Data extract
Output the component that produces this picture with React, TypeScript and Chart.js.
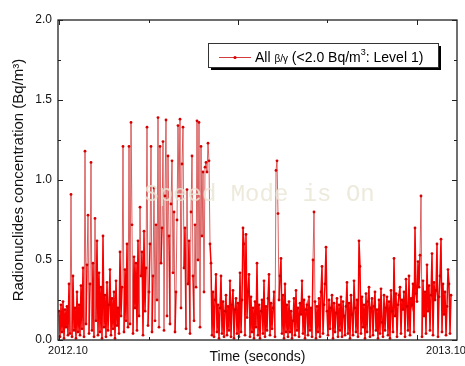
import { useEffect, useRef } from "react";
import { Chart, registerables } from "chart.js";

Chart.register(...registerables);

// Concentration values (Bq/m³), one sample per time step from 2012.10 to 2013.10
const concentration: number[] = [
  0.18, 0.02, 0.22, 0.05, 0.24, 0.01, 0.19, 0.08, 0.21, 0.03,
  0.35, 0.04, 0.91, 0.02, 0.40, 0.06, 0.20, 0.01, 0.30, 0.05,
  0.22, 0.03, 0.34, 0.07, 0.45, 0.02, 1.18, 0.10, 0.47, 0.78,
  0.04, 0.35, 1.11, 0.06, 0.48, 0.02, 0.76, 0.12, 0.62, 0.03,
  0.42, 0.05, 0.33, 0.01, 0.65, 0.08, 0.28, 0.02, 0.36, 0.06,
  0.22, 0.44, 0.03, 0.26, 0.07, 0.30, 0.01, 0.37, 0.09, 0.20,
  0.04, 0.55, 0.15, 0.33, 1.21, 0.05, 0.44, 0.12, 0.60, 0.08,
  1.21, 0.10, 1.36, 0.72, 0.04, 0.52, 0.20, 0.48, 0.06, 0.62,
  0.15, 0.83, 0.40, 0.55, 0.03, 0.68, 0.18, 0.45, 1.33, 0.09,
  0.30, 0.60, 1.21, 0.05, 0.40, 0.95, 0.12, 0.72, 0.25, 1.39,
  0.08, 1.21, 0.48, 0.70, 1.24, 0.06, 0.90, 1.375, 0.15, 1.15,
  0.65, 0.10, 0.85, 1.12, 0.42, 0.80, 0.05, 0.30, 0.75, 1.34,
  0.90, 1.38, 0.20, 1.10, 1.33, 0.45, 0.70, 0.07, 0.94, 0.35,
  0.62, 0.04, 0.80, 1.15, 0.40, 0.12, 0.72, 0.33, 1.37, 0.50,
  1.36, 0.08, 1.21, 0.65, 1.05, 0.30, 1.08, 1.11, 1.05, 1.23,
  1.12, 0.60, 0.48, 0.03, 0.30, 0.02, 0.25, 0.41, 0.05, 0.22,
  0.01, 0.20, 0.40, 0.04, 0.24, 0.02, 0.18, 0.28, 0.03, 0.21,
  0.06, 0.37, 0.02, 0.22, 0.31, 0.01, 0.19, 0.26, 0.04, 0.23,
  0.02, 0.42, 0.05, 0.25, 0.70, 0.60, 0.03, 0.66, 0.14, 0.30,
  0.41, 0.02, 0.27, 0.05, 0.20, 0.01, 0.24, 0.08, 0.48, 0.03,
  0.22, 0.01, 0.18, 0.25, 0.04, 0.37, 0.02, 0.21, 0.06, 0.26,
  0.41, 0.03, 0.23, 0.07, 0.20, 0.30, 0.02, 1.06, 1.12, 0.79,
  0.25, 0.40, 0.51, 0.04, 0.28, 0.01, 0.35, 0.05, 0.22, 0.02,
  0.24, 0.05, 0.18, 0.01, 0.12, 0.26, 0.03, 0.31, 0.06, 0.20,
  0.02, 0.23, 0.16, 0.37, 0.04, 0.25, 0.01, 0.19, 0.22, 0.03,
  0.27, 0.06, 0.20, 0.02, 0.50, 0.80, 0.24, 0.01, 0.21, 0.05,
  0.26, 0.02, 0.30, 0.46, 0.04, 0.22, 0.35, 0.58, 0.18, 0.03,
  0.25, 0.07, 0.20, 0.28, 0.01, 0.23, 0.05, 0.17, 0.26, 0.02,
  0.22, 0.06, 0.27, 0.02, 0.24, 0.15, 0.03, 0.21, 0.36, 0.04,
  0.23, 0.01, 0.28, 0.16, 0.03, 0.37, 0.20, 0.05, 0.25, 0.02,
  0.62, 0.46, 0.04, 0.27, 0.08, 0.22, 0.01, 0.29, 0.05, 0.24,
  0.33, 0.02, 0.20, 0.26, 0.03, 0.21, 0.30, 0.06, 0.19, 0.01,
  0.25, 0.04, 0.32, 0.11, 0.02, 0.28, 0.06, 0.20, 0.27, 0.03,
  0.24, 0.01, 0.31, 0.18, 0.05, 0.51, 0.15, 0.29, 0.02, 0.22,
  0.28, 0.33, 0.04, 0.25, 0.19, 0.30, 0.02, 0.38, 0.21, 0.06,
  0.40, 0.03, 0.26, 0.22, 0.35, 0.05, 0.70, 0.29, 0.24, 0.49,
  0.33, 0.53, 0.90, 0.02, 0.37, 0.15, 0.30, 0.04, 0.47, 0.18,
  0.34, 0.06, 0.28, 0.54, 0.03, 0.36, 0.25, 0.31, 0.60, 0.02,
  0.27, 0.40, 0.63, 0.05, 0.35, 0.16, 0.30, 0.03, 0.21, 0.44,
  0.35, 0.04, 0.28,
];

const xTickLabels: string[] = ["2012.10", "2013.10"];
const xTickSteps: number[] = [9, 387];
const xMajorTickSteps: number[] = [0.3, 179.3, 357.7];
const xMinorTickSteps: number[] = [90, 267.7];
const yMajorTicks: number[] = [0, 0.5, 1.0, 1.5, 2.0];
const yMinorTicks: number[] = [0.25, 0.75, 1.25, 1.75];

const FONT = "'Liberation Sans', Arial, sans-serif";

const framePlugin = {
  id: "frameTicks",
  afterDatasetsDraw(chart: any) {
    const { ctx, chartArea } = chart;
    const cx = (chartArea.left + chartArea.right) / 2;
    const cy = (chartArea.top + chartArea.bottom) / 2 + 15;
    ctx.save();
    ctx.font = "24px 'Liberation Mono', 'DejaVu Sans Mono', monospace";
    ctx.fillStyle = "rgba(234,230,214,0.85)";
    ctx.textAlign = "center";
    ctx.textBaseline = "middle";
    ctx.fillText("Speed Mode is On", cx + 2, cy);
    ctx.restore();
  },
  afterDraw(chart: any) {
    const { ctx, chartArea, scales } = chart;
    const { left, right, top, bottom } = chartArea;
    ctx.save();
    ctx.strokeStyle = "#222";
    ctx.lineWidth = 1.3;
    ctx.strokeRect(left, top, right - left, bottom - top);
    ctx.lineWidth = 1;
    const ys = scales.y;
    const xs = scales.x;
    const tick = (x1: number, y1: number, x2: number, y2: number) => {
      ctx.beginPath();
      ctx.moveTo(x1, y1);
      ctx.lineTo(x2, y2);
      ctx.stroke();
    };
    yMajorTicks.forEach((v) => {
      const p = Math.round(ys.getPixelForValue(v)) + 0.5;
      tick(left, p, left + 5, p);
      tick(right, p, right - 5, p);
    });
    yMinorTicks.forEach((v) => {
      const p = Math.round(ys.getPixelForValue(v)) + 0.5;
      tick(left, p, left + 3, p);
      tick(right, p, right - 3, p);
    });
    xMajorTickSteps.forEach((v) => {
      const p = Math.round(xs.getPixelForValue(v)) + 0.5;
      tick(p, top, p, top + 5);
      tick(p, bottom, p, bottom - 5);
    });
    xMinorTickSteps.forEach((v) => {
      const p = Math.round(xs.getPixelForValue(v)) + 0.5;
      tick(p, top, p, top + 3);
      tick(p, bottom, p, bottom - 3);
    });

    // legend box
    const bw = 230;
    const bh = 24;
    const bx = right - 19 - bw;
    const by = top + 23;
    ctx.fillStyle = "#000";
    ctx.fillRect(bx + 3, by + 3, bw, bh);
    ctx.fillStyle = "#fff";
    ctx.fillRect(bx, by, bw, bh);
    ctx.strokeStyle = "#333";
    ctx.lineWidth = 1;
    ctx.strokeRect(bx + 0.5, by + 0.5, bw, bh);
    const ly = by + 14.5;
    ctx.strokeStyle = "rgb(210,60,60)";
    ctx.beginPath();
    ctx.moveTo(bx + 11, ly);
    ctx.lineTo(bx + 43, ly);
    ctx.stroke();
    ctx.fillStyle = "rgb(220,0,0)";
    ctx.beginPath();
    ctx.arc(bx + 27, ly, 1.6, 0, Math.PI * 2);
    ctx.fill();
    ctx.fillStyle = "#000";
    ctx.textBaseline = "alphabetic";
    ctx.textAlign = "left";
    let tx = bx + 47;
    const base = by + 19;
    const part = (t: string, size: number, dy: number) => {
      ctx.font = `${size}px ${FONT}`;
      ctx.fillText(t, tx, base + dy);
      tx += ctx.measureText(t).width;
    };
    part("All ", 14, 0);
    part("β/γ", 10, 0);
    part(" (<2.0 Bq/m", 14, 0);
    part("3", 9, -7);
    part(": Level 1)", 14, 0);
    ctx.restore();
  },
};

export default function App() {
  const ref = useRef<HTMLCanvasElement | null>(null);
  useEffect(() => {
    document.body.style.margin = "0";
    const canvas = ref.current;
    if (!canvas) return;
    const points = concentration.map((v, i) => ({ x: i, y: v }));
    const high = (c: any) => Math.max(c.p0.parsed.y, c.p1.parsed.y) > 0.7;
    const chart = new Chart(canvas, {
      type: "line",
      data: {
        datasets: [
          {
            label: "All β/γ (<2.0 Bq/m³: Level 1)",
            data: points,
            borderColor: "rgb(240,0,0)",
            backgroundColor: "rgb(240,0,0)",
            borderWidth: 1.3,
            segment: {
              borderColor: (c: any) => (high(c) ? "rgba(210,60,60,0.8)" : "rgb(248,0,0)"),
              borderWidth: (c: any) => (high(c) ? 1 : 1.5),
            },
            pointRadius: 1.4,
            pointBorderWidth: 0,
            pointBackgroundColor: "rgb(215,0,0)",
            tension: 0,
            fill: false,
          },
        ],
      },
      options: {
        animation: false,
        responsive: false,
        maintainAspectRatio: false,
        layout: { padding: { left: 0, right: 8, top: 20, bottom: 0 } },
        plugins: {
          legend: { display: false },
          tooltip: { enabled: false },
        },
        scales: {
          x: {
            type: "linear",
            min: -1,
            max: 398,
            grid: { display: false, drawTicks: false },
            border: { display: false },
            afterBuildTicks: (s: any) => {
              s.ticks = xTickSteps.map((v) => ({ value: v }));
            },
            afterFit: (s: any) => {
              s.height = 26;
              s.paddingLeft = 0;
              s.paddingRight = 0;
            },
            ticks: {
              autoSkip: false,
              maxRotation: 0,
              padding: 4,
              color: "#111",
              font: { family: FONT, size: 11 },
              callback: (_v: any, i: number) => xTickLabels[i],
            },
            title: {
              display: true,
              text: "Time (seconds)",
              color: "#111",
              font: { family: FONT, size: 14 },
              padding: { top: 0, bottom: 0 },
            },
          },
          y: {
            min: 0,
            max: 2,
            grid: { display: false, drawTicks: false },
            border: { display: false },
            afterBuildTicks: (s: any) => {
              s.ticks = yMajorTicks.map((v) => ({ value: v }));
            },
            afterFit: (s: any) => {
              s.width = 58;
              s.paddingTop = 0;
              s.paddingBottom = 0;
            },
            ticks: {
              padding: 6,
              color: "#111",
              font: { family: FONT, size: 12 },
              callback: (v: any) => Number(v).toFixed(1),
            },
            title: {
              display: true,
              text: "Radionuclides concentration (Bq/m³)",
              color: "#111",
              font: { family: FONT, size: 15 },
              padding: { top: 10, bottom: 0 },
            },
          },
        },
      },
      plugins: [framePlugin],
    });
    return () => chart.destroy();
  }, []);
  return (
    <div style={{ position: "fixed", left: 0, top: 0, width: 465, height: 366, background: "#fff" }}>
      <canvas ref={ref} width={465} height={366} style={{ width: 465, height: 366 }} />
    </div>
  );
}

What this task involves
Repeat the lines exactly as they stand, from the opening line of the data through the line with "Chart.register(...registerables);". Pictures stay out of the copy.

Response
Output the component that produces this picture with React, TypeScript and Chart.js.
import { useEffect, useRef } from "react";
import { Chart, registerables } from "chart.js";

Chart.register(...registerables);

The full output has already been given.